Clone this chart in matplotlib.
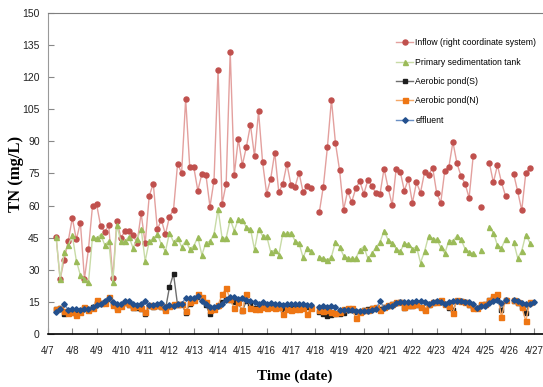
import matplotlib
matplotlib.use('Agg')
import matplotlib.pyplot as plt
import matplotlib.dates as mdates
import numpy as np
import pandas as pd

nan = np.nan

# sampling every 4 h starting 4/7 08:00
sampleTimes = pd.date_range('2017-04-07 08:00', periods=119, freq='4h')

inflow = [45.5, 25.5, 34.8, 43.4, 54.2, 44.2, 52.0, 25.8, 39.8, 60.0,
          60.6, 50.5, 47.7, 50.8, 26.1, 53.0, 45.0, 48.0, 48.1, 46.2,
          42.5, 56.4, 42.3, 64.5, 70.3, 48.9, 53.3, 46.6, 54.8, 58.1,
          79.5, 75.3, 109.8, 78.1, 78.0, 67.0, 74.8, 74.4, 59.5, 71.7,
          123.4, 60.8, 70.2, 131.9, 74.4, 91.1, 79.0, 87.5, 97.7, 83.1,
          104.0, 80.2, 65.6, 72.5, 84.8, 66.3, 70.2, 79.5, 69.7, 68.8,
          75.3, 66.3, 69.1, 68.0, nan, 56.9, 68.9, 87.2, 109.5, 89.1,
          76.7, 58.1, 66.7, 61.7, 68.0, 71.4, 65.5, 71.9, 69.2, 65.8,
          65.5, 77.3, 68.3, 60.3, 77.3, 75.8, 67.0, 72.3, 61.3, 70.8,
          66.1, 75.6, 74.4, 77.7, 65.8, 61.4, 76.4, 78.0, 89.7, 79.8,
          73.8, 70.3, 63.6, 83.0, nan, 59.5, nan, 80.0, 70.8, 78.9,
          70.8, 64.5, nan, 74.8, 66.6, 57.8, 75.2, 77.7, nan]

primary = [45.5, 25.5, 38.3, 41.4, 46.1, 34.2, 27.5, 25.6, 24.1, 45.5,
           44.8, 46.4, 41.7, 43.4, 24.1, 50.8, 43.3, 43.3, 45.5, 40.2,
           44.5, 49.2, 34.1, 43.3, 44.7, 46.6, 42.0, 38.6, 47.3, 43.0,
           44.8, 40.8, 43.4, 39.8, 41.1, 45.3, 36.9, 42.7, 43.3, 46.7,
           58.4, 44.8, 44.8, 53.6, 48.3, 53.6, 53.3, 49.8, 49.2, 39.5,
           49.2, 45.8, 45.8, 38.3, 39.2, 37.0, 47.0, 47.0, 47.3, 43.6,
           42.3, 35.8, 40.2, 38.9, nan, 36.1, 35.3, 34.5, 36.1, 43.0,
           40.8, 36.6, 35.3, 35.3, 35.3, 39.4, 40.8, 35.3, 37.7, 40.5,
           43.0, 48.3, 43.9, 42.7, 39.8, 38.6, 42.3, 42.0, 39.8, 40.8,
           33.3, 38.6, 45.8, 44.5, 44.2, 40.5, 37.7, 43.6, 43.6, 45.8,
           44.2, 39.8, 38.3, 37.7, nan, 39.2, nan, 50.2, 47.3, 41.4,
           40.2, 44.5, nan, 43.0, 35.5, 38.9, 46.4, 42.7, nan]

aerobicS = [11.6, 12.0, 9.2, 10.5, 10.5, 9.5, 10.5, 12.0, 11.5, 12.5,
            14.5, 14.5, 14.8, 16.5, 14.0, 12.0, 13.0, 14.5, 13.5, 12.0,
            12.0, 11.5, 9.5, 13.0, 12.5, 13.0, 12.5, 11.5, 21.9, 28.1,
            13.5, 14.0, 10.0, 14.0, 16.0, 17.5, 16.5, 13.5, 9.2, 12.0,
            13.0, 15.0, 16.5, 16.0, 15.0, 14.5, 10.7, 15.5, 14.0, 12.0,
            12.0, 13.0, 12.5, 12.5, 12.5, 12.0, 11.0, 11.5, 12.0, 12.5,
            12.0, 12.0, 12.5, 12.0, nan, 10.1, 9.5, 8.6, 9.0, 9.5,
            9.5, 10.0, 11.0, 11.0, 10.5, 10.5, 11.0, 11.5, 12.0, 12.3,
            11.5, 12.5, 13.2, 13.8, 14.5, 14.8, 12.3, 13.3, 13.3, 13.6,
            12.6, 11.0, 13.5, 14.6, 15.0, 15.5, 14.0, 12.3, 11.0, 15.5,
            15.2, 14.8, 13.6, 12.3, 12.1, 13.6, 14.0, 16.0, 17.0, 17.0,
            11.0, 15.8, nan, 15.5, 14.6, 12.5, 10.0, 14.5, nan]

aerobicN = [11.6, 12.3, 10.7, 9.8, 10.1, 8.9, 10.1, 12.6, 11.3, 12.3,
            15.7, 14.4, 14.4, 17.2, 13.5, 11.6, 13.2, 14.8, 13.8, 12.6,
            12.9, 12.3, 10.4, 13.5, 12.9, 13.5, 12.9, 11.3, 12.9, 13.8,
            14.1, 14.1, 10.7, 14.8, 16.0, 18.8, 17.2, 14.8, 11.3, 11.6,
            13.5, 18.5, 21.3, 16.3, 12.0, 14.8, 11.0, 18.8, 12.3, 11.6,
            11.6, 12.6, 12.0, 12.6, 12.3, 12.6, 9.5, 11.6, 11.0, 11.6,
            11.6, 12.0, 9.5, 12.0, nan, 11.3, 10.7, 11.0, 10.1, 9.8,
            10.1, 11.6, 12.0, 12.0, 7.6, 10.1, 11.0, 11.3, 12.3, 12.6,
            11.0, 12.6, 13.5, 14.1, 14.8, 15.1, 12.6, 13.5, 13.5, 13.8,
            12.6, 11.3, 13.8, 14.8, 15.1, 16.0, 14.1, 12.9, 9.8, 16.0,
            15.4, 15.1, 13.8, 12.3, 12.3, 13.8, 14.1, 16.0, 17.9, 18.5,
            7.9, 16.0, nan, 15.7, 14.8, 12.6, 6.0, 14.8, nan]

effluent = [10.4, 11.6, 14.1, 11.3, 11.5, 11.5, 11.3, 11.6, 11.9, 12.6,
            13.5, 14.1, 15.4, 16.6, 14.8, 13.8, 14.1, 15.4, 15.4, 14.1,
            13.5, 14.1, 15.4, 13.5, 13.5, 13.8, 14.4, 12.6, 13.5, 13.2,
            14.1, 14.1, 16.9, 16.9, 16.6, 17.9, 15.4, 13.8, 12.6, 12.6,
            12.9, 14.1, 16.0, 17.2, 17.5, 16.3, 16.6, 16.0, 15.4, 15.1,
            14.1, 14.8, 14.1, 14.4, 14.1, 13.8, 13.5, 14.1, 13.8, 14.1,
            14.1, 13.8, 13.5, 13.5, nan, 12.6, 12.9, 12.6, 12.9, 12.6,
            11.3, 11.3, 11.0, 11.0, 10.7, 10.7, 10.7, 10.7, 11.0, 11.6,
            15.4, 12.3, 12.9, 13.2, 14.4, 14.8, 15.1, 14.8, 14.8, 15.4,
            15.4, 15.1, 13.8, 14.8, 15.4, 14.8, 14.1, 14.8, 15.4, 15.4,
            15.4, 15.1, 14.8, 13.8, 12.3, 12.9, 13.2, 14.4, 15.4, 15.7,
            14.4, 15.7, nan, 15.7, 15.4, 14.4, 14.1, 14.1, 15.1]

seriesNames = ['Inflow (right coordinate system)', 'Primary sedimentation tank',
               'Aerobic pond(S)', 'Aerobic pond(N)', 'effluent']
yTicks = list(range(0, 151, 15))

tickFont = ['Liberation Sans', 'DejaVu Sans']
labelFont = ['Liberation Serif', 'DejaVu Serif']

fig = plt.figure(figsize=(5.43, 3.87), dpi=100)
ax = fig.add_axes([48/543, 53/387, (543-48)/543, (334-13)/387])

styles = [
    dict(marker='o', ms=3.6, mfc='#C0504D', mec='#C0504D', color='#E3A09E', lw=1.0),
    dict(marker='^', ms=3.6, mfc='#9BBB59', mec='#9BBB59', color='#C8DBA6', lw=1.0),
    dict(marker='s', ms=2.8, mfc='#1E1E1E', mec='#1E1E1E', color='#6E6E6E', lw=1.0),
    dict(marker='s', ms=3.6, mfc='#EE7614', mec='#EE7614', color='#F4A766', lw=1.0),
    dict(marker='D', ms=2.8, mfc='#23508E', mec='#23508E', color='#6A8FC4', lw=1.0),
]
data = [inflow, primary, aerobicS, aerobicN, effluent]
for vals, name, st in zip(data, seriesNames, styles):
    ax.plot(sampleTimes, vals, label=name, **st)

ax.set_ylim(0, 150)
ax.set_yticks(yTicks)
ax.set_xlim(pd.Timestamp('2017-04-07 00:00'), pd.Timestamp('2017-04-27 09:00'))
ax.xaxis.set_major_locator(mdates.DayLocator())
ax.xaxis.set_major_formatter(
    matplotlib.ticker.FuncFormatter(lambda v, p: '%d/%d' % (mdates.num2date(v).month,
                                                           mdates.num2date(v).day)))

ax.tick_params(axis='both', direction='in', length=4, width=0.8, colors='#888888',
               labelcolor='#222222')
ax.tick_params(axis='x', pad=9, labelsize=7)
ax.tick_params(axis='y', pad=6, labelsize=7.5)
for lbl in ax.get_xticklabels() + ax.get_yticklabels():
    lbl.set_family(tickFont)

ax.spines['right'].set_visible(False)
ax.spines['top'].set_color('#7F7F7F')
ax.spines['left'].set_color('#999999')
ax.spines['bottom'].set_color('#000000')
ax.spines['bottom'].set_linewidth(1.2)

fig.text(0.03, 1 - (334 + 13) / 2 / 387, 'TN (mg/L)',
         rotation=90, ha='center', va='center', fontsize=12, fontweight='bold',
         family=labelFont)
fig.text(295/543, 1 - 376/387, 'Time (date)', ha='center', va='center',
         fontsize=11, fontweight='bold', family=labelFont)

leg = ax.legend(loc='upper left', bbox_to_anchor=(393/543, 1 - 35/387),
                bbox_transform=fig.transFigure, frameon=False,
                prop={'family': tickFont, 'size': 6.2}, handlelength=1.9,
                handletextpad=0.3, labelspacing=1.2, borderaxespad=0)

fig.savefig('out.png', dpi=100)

◆ Aim ◆
Go from the first line of the listing to the line holding "40.2, 44.5, nan, 43.0, 35.5, 38.9, 46.4, 42.7, nan]" and, please, transcribe those lines exactly, both included, with no pictures.

◆ Task result ◆
Clone this chart in matplotlib.
import matplotlib
matplotlib.use('Agg')
import matplotlib.pyplot as plt
import matplotlib.dates as mdates
import numpy as np
import pandas as pd

nan = np.nan

# sampling every 4 h starting 4/7 08:00
sampleTimes = pd.date_range('2017-04-07 08:00', periods=119, freq='4h')

inflow = [45.5, 25.5, 34.8, 43.4, 54.2, 44.2, 52.0, 25.8, 39.8, 60.0,
          60.6, 50.5, 47.7, 50.8, 26.1, 53.0, 45.0, 48.0, 48.1, 46.2,
          42.5, 56.4, 42.3, 64.5, 70.3, 48.9, 53.3, 46.6, 54.8, 58.1,
          79.5, 75.3, 109.8, 78.1, 78.0, 67.0, 74.8, 74.4, 59.5, 71.7,
          123.4, 60.8, 70.2, 131.9, 74.4, 91.1, 79.0, 87.5, 97.7, 83.1,
          104.0, 80.2, 65.6, 72.5, 84.8, 66.3, 70.2, 79.5, 69.7, 68.8,
          75.3, 66.3, 69.1, 68.0, nan, 56.9, 68.9, 87.2, 109.5, 89.1,
          76.7, 58.1, 66.7, 61.7, 68.0, 71.4, 65.5, 71.9, 69.2, 65.8,
          65.5, 77.3, 68.3, 60.3, 77.3, 75.8, 67.0, 72.3, 61.3, 70.8,
          66.1, 75.6, 74.4, 77.7, 65.8, 61.4, 76.4, 78.0, 89.7, 79.8,
          73.8, 70.3, 63.6, 83.0, nan, 59.5, nan, 80.0, 70.8, 78.9,
          70.8, 64.5, nan, 74.8, 66.6, 57.8, 75.2, 77.7, nan]

primary = [45.5, 25.5, 38.3, 41.4, 46.1, 34.2, 27.5, 25.6, 24.1, 45.5,
           44.8, 46.4, 41.7, 43.4, 24.1, 50.8, 43.3, 43.3, 45.5, 40.2,
           44.5, 49.2, 34.1, 43.3, 44.7, 46.6, 42.0, 38.6, 47.3, 43.0,
           44.8, 40.8, 43.4, 39.8, 41.1, 45.3, 36.9, 42.7, 43.3, 46.7,
           58.4, 44.8, 44.8, 53.6, 48.3, 53.6, 53.3, 49.8, 49.2, 39.5,
           49.2, 45.8, 45.8, 38.3, 39.2, 37.0, 47.0, 47.0, 47.3, 43.6,
           42.3, 35.8, 40.2, 38.9, nan, 36.1, 35.3, 34.5, 36.1, 43.0,
           40.8, 36.6, 35.3, 35.3, 35.3, 39.4, 40.8, 35.3, 37.7, 40.5,
           43.0, 48.3, 43.9, 42.7, 39.8, 38.6, 42.3, 42.0, 39.8, 40.8,
           33.3, 38.6, 45.8, 44.5, 44.2, 40.5, 37.7, 43.6, 43.6, 45.8,
           44.2, 39.8, 38.3, 37.7, nan, 39.2, nan, 50.2, 47.3, 41.4,
           40.2, 44.5, nan, 43.0, 35.5, 38.9, 46.4, 42.7, nan]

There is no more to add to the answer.